- Born: 12 November 1947 Colony of Singapore
- Died: 7 September 2019 (aged 71) Singapore
- Education: University of Singapore University of London
- Occupation: general practitioner
- Employer(s): Wong Clinic and Surgery
- Political party: National Solidarity Party
- Children: 2 daughters

= Wong Wee Nam =

Singaporean politician and physician (died 2019)

Wong Wee Nam (12 November 1947 – 7 September 2019) was a Singaporean physician and opposition politician who ran against the ruling People's Action Party in the 1997 general election as part of the National Solidarity Party.

== Early life and career ==
Wong graduated from the National University of Singapore (then University of Singapore) in 1972 with a MBBS. Upon graduation, he became a houseman and served his National Service as a Medical Officer. Following a stint in the hospital, he went on to pursue a career at Asia Dispensary and Island Group, before starting his own practice, Wong Clinic and Surgery, and working as a general practitioner until 2016, when he retired. He also worked at the National University of Singapore as a clinical teacher in the Department of Family Medicine. Wong also held a LLB from the University of London.

== 1997 general election ==
Wong contested the Hong Kah Group Representation Constituency (GRC) in the 1997 general election as an opposition candidate under the banner of the National Solidarity Party, along with Steve Chia, Patrick Kee, Tan Chee Kien and Yadzeth Bin Hairis.
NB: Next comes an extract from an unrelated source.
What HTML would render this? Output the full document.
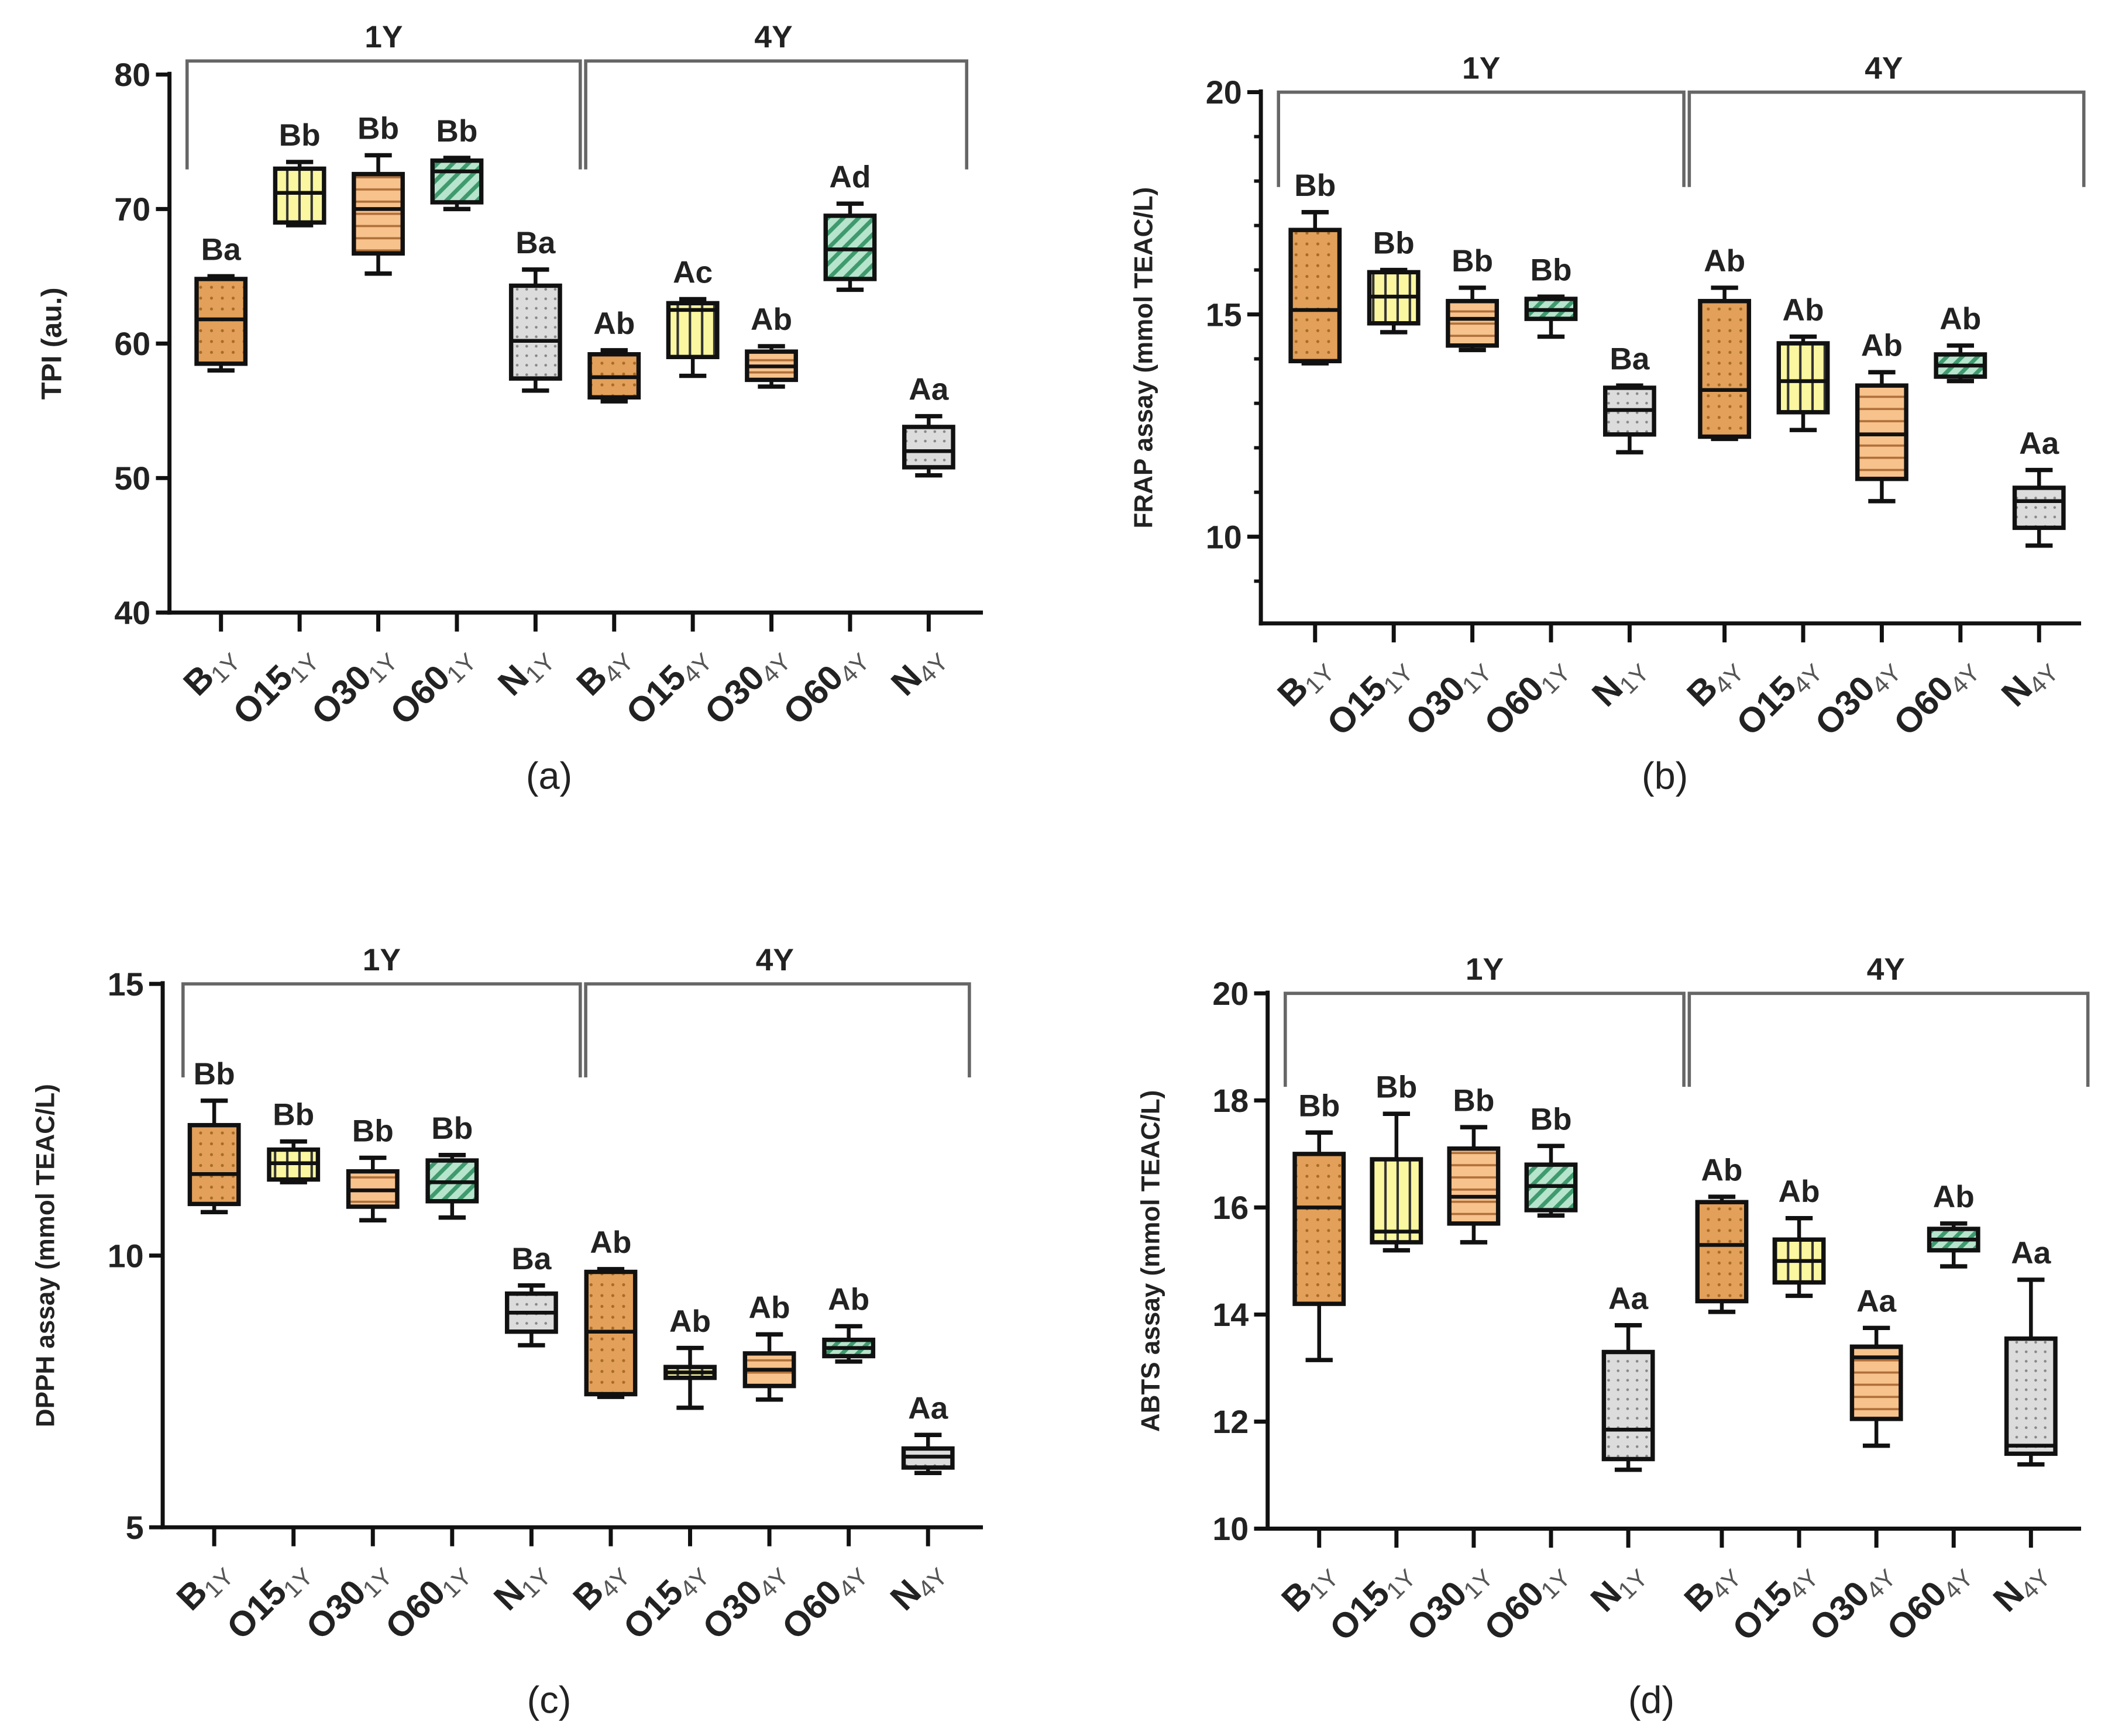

He and his team garnered 36,920 votes, losing to the incumbent People's Action Party which garnered 82,182 votes.

==Death==
He died on the 7th of September 2019 from Parkinson's disease at the age of 72.

He was survived by his wife and two daughters.

== Bibliography ==
Wong also authored Thoughts from a Gilded Cage, which was published in 2018 by Word Image Pte Ltd.